→ **Work to be completed**
Using the listing below, please print exactly the lines from the one with "Generate a web" through the one with "var labels = countries.map(function". Leave out every picture.

*****

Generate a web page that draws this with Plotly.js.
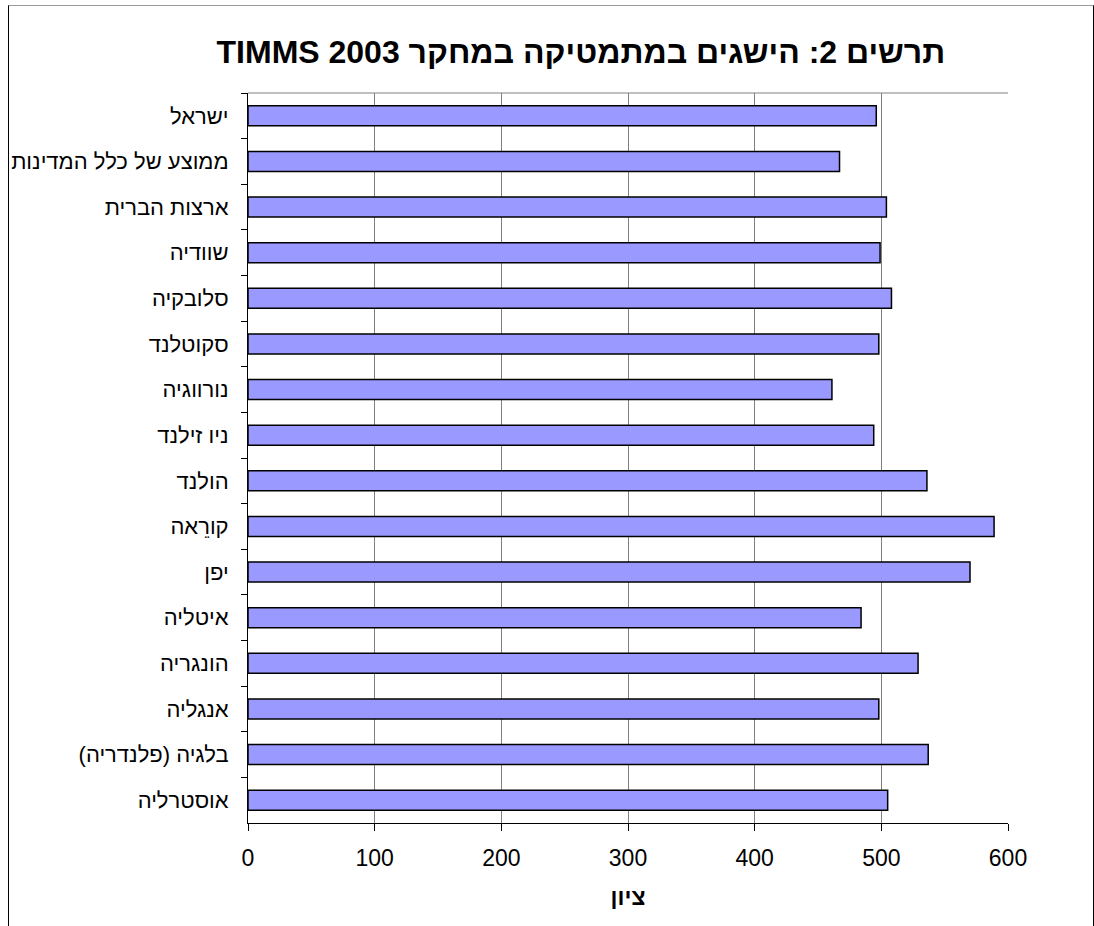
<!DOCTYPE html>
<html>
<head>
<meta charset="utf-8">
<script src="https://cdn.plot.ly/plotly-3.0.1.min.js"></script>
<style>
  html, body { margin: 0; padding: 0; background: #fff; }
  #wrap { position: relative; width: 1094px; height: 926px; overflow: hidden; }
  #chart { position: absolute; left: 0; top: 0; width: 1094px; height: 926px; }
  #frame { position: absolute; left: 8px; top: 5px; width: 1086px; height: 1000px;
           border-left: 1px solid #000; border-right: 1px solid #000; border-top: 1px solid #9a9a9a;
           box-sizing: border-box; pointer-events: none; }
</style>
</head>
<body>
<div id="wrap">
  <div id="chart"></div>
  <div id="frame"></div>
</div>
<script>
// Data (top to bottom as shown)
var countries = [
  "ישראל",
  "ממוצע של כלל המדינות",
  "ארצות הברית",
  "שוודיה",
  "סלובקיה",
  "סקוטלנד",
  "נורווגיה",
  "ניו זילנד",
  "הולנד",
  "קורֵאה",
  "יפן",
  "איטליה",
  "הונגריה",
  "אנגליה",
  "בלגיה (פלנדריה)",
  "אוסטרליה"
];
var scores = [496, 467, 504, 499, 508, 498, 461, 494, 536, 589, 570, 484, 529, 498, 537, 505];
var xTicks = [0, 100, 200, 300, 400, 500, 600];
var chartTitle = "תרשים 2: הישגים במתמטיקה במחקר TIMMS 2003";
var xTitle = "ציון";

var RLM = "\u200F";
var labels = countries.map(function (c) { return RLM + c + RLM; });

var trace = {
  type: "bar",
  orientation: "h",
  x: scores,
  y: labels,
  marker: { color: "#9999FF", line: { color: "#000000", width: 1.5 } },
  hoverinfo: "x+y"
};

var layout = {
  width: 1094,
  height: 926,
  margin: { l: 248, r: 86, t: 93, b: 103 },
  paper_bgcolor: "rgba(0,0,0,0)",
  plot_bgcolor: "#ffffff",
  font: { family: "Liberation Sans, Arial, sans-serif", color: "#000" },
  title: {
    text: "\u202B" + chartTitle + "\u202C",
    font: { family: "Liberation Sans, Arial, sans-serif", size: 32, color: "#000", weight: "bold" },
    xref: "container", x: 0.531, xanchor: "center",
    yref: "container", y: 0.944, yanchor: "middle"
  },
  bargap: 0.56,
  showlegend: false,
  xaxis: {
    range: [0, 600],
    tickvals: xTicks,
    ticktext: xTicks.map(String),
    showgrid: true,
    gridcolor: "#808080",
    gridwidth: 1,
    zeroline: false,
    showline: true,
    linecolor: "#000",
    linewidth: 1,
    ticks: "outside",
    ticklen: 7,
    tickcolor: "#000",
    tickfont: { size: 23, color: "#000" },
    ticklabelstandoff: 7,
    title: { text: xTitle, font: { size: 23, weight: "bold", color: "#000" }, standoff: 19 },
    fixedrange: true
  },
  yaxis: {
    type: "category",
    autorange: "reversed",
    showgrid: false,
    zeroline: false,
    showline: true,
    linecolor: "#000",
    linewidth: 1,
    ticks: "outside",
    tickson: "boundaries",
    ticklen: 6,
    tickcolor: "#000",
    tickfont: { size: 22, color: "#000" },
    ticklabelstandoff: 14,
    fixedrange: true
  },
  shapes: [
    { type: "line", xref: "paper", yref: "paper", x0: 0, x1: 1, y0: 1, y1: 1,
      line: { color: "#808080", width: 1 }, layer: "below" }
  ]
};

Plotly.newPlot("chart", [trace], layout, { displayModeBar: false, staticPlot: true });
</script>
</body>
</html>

*****

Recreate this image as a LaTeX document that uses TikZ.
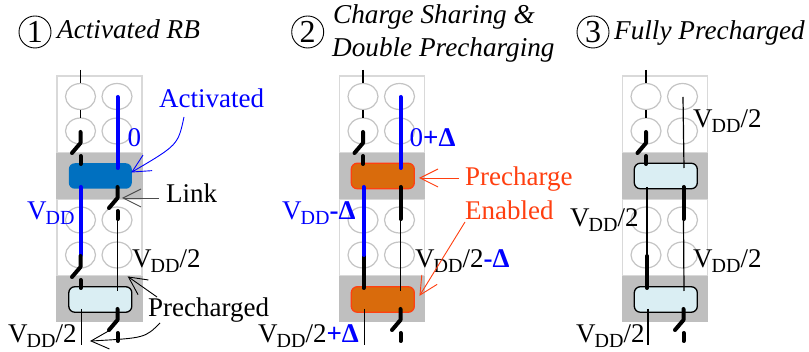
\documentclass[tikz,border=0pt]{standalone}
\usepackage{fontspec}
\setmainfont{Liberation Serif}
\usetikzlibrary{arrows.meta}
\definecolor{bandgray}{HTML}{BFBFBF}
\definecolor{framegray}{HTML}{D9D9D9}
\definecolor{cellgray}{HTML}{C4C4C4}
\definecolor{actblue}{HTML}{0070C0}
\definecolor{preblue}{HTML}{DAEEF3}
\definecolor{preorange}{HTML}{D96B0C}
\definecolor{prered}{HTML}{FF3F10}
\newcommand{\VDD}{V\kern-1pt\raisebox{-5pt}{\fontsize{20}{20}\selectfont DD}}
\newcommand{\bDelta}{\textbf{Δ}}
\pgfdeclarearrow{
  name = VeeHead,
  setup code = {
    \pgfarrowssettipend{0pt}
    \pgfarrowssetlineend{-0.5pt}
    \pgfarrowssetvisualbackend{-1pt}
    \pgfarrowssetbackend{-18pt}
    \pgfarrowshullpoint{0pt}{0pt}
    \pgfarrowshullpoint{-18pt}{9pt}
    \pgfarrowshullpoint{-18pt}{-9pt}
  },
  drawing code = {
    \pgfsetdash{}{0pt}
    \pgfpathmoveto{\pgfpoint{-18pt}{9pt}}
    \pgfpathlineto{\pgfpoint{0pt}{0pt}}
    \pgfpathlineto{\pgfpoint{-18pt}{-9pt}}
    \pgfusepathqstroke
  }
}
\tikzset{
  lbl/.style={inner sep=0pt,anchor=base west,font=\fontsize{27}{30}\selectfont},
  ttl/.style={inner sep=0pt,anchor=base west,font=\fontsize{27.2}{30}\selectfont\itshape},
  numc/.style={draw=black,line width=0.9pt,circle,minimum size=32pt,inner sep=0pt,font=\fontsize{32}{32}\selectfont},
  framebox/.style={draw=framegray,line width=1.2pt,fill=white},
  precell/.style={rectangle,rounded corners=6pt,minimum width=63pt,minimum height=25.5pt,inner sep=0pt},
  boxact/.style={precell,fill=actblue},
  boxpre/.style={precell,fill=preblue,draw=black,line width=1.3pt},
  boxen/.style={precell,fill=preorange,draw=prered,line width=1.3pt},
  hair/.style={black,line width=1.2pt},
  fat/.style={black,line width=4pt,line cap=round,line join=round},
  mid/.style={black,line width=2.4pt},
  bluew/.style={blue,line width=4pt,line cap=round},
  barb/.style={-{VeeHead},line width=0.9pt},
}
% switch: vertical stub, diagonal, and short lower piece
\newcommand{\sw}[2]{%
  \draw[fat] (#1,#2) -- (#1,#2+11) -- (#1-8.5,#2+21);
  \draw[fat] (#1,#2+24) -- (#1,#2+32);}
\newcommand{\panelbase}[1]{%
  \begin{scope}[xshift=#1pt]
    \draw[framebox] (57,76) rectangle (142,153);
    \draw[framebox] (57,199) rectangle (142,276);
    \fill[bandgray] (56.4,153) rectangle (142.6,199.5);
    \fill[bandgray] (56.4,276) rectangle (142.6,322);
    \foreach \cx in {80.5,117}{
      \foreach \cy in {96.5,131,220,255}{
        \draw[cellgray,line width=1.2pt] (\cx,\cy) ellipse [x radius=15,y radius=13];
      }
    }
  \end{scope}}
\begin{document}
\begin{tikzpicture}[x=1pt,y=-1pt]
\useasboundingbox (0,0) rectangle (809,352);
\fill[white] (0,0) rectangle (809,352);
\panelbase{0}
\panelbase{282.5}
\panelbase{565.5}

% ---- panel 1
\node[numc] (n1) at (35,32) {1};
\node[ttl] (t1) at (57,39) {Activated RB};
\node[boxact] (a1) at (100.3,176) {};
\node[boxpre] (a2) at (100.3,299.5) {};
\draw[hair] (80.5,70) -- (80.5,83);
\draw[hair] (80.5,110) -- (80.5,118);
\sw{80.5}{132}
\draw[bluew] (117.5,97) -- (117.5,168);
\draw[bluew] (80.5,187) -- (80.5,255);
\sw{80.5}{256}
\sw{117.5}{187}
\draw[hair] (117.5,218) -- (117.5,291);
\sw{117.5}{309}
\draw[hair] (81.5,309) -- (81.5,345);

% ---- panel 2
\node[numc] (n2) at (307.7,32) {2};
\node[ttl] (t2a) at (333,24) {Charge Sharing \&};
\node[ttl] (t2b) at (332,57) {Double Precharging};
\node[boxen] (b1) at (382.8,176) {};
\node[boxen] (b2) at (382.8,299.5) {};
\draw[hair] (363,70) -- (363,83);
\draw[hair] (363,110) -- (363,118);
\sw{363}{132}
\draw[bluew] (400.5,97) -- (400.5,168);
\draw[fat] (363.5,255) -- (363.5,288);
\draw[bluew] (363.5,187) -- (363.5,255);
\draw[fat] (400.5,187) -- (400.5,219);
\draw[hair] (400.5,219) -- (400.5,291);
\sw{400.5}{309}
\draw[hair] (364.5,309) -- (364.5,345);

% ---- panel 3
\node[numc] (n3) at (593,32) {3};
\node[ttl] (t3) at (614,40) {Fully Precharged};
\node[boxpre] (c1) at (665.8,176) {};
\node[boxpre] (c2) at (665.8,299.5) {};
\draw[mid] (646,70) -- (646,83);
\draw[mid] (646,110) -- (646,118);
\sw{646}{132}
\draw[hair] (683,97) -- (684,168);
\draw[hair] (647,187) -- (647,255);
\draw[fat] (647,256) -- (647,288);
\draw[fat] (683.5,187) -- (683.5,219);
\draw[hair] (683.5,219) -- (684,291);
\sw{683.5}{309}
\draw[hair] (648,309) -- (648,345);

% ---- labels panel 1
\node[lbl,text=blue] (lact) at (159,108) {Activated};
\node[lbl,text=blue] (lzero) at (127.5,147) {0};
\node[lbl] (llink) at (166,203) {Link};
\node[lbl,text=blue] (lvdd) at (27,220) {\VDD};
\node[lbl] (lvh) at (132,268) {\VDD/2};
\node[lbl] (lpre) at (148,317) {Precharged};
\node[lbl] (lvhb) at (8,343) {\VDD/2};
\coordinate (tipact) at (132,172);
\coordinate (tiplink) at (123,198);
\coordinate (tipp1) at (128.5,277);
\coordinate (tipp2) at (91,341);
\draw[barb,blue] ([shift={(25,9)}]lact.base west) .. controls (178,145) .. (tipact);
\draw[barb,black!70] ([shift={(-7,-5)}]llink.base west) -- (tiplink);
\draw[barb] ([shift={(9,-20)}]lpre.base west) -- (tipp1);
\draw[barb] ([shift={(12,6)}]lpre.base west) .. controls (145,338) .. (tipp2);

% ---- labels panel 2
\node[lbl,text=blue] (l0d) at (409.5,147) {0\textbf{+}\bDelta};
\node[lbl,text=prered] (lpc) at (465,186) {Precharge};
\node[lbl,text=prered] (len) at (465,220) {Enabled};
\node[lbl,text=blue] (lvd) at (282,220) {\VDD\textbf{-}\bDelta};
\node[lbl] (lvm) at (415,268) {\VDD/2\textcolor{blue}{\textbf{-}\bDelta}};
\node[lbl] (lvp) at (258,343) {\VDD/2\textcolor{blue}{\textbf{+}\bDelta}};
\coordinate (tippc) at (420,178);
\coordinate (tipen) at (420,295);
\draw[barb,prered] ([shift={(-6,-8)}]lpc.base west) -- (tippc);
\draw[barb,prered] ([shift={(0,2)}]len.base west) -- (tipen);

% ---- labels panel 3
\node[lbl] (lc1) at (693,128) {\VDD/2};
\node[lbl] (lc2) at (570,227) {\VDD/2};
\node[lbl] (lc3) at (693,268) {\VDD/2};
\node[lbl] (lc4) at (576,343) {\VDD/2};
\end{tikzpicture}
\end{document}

*****

→ **Worked solution**
Generate a web page that draws this with Plotly.js.
<!DOCTYPE html>
<html>
<head>
<meta charset="utf-8">
<script src="https://cdn.plot.ly/plotly-3.0.1.min.js"></script>
<style>
  html, body { margin: 0; padding: 0; background: #fff; }
  #wrap { position: relative; width: 1094px; height: 926px; overflow: hidden; }
  #chart { position: absolute; left: 0; top: 0; width: 1094px; height: 926px; }
  #frame { position: absolute; left: 8px; top: 5px; width: 1086px; height: 1000px;
           border-left: 1px solid #000; border-right: 1px solid #000; border-top: 1px solid #9a9a9a;
           box-sizing: border-box; pointer-events: none; }
</style>
</head>
<body>
<div id="wrap">
  <div id="chart"></div>
  <div id="frame"></div>
</div>
<script>
// Data (top to bottom as shown)
var countries = [
  "ישראל",
  "ממוצע של כלל המדינות",
  "ארצות הברית",
  "שוודיה",
  "סלובקיה",
  "סקוטלנד",
  "נורווגיה",
  "ניו זילנד",
  "הולנד",
  "קורֵאה",
  "יפן",
  "איטליה",
  "הונגריה",
  "אנגליה",
  "בלגיה (פלנדריה)",
  "אוסטרליה"
];
var scores = [496, 467, 504, 499, 508, 498, 461, 494, 536, 589, 570, 484, 529, 498, 537, 505];
var xTicks = [0, 100, 200, 300, 400, 500, 600];
var chartTitle = "תרשים 2: הישגים במתמטיקה במחקר TIMMS 2003";
var xTitle = "ציון";

var RLM = "\u200F";
var labels = countries.map(function (c) { return RLM + c + RLM; });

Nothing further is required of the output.